#### Dataset section

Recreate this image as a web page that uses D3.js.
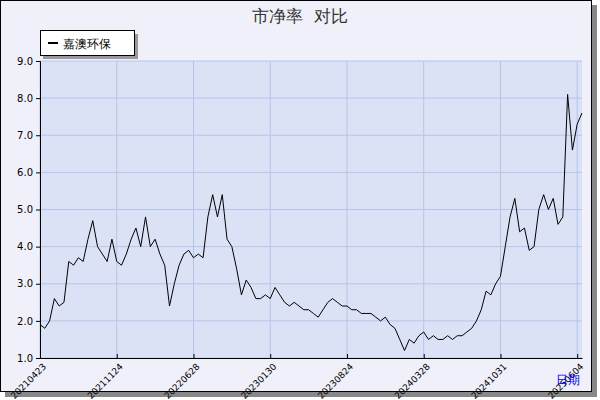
<!DOCTYPE html>
<html><head><meta charset="utf-8">
<script src="https://cdn.jsdelivr.net/npm/d3@7"></script>
<style>body{margin:0;background:#fff}text{font-family:"DejaVu Sans",sans-serif}</style>
</head><body><svg id="c" width="600" height="400"></svg>
<script>
// tick labels, one per 16 samples
var tickLabels = ['20210423','20211124','20220628','20230130','20230824','20240328','20241031','20250604'];
// 市净率 samples (7 segments of 16 + 2 tail)
var pb = [
  1.9,1.8,2.0,2.6,2.4,2.5,3.6,3.5,3.7,3.6,4.2,4.7,4.0,3.8,3.6,4.2,
  3.6,3.5,3.8,4.2,4.5,4.0,4.8,4.0,4.2,3.8,3.5,2.4,3.0,3.5,3.8,3.9,
  3.7,3.8,3.7,4.8,5.4,4.8,5.4,4.2,4.0,3.4,2.7,3.1,2.9,2.6,2.6,2.7,
  2.6,2.9,2.7,2.5,2.4,2.5,2.4,2.3,2.3,2.2,2.1,2.3,2.5,2.6,2.5,2.4,
  2.4,2.3,2.3,2.2,2.2,2.2,2.1,2.0,2.1,1.9,1.8,1.5,1.2,1.5,1.4,1.6,
  1.7,1.5,1.6,1.5,1.5,1.6,1.5,1.6,1.6,1.7,1.8,2.0,2.3,2.8,2.7,3.0,
  3.2,4.0,4.8,5.3,4.4,4.5,3.9,4.0,5.0,5.4,5.0,5.3,4.6,4.8,8.1,6.6,
  7.3,7.6
];
var yTicks = [1,2,3,4,5,6,7,8,9];
var seriesName = '嘉澳环保';

var svg = d3.select('#c');
// frame with shadow
svg.append('rect').attr('x',5).attr('y',5).attr('width',592).attr('height',392).attr('fill','#888');
svg.append('rect').attr('x',0.5).attr('y',0.5).attr('width',591).attr('height',391).attr('fill','#f0f0fa').attr('stroke','#000');

var L=40, R=582, T=61, B=358;
var x = d3.scaleLinear().domain([0, pb.length-1]).range([L,R]);
var y = d3.scaleLinear().domain([1,9]).range([B,T]);

svg.append('rect').attr('x',L).attr('y',T).attr('width',R-L).attr('height',B-T).attr('fill','#dce2f6');

var g = svg.append('g');
g.selectAll('.hg').data(yTicks).enter().append('line')
  .attr('x1',L).attr('x2',R).attr('y1',d=>y(d)).attr('y2',d=>y(d)).attr('stroke','#b4c4ea');
g.selectAll('.vg').data(tickLabels).enter().append('line')
  .attr('x1',(d,i)=>x(i*16)).attr('x2',(d,i)=>x(i*16)).attr('y1',T).attr('y2',B).attr('stroke','#b4c4ea');

// axes
svg.append('g').attr('transform','translate('+L+',0)')
  .call(d3.axisLeft(y).tickValues(yTicks).tickFormat(d3.format('.1f')).tickSize(4))
  .call(a=>{a.select('.domain').attr('stroke','#000');a.selectAll('text').attr('font-size',10).attr('fill','#000');});
svg.append('g').attr('transform','translate(0,'+B+')')
  .call(d3.axisBottom(x).tickValues(tickLabels.map((d,i)=>i*16)).tickFormat((d,i)=>tickLabels[i]).tickSize(-4).tickSizeOuter(0))
  .call(a=>{a.selectAll('text').attr('font-size',9).attr('fill','#000')
     .attr('text-anchor','end').attr('dx','-2').attr('dy','8').attr('transform','rotate(-45)');});

svg.append('path').datum(pb)
  .attr('d', d3.line().x((d,i)=>x(i)).y(d=>y(d)))
  .attr('fill','none').attr('stroke','#000').attr('stroke-width',1);

// title
svg.append('text').attr('x',300).attr('y',22).attr('text-anchor','middle').attr('font-size',17).attr('fill','#333').text('市净率\u00a0\u00a0对比');

// legend
svg.append('rect').attr('x',43).attr('y',34).attr('width',95).attr('height',25).attr('fill','#999');
svg.append('rect').attr('x',40.5).attr('y',30.5).attr('width',94).attr('height',25).attr('fill','#fff').attr('stroke','#000');
svg.append('line').attr('x1',48).attr('x2',58).attr('y1',43).attr('y2',43).attr('stroke','#000').attr('stroke-width',2);
svg.append('text').attr('x',63).attr('y',48).attr('font-size',12).text(seriesName);

svg.append('text').attr('x',580).attr('y',384).attr('text-anchor','end').attr('font-size',12).attr('fill','#0000ee').text('日期');
</script></body></html>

########

Omit the pictures, then output the rest of the listing exactly.

Recreate this image as a web page that uses D3.js.
<!DOCTYPE html>
<html><head><meta charset="utf-8">
<script src="https://cdn.jsdelivr.net/npm/d3@7"></script>
<style>body{margin:0;background:#fff}text{font-family:"DejaVu Sans",sans-serif}</style>
</head><body><svg id="c" width="600" height="400"></svg>
<script>
// tick labels, one per 16 samples
var tickLabels = ['20210423','20211124','20220628','20230130','20230824','20240328','20241031','20250604'];
// 市净率 samples (7 segments of 16 + 2 tail)
var pb = [
  1.9,1.8,2.0,2.6,2.4,2.5,3.6,3.5,3.7,3.6,4.2,4.7,4.0,3.8,3.6,4.2,
  3.6,3.5,3.8,4.2,4.5,4.0,4.8,4.0,4.2,3.8,3.5,2.4,3.0,3.5,3.8,3.9,
  3.7,3.8,3.7,4.8,5.4,4.8,5.4,4.2,4.0,3.4,2.7,3.1,2.9,2.6,2.6,2.7,
  2.6,2.9,2.7,2.5,2.4,2.5,2.4,2.3,2.3,2.2,2.1,2.3,2.5,2.6,2.5,2.4,
  2.4,2.3,2.3,2.2,2.2,2.2,2.1,2.0,2.1,1.9,1.8,1.5,1.2,1.5,1.4,1.6,
  1.7,1.5,1.6,1.5,1.5,1.6,1.5,1.6,1.6,1.7,1.8,2.0,2.3,2.8,2.7,3.0,
  3.2,4.0,4.8,5.3,4.4,4.5,3.9,4.0,5.0,5.4,5.0,5.3,4.6,4.8,8.1,6.6,
  7.3,7.6
];
var yTicks = [1,2,3,4,5,6,7,8,9];
var seriesName = '嘉澳环保';

var svg = d3.select('#c');
// frame with shadow
svg.append('rect').attr('x',5).attr('y',5).attr('width',592).attr('height',392).attr('fill','#888');
svg.append('rect').attr('x',0.5).attr('y',0.5).attr('width',591).attr('height',391).attr('fill','#f0f0fa').attr('stroke','#000');

var L=40, R=582, T=61, B=358;
var x = d3.scaleLinear().domain([0, pb.length-1]).range([L,R]);
var y = d3.scaleLinear().domain([1,9]).range([B,T]);

svg.append('rect').attr('x',L).attr('y',T).attr('width',R-L).attr('height',B-T).attr('fill','#dce2f6');

var g = svg.append('g');
g.selectAll('.hg').data(yTicks).enter().append('line')
  .attr('x1',L).attr('x2',R).attr('y1',d=>y(d)).attr('y2',d=>y(d)).attr('stroke','#b4c4ea');
g.selectAll('.vg').data(tickLabels).enter().append('line')
  .attr('x1',(d,i)=>x(i*16)).attr('x2',(d,i)=>x(i*16)).attr('y1',T).attr('y2',B).attr('stroke','#b4c4ea');

// axes
svg.append('g').attr('transform','translate('+L+',0)')
  .call(d3.axisLeft(y).tickValues(yTicks).tickFormat(d3.format('.1f')).tickSize(4))
  .call(a=>{a.select('.domain').attr('stroke','#000');a.selectAll('text').attr('font-size',10).attr('fill','#000');});
svg.append('g').attr('transform','translate(0,'+B+')')
  .call(d3.axisBottom(x).tickValues(tickLabels.map((d,i)=>i*16)).tickFormat((d,i)=>tickLabels[i]).tickSize(-4).tickSizeOuter(0))
  .call(a=>{a.selectAll('text').attr('font-size',9).attr('fill','#000')
     .attr('text-anchor','end').attr('dx','-2').attr('dy','8').attr('transform','rotate(-45)');});

svg.append('path').datum(pb)
  .attr('d', d3.line().x((d,i)=>x(i)).y(d=>y(d)))
  .attr('fill','none').attr('stroke','#000').attr('stroke-width',1);

// title
svg.append('text').attr('x',300).attr('y',22).attr('text-anchor','middle').attr('font-size',17).attr('fill','#333').text('市净率\u00a0\u00a0对比');

// legend
svg.append('rect').attr('x',43).attr('y',34).attr('width',95).attr('height',25).attr('fill','#999');
svg.append('rect').attr('x',40.5).attr('y',30.5).attr('width',94).attr('height',25).attr('fill','#fff').attr('stroke','#000');
svg.append('line').attr('x1',48).attr('x2',58).attr('y1',43).attr('y2',43).attr('stroke','#000').attr('stroke-width',2);
svg.append('text').attr('x',63).attr('y',48).attr('font-size',12).text(seriesName);

svg.append('text').attr('x',580).attr('y',384).attr('text-anchor','end').attr('font-size',12).attr('fill','#0000ee').text('日期');
</script></body></html>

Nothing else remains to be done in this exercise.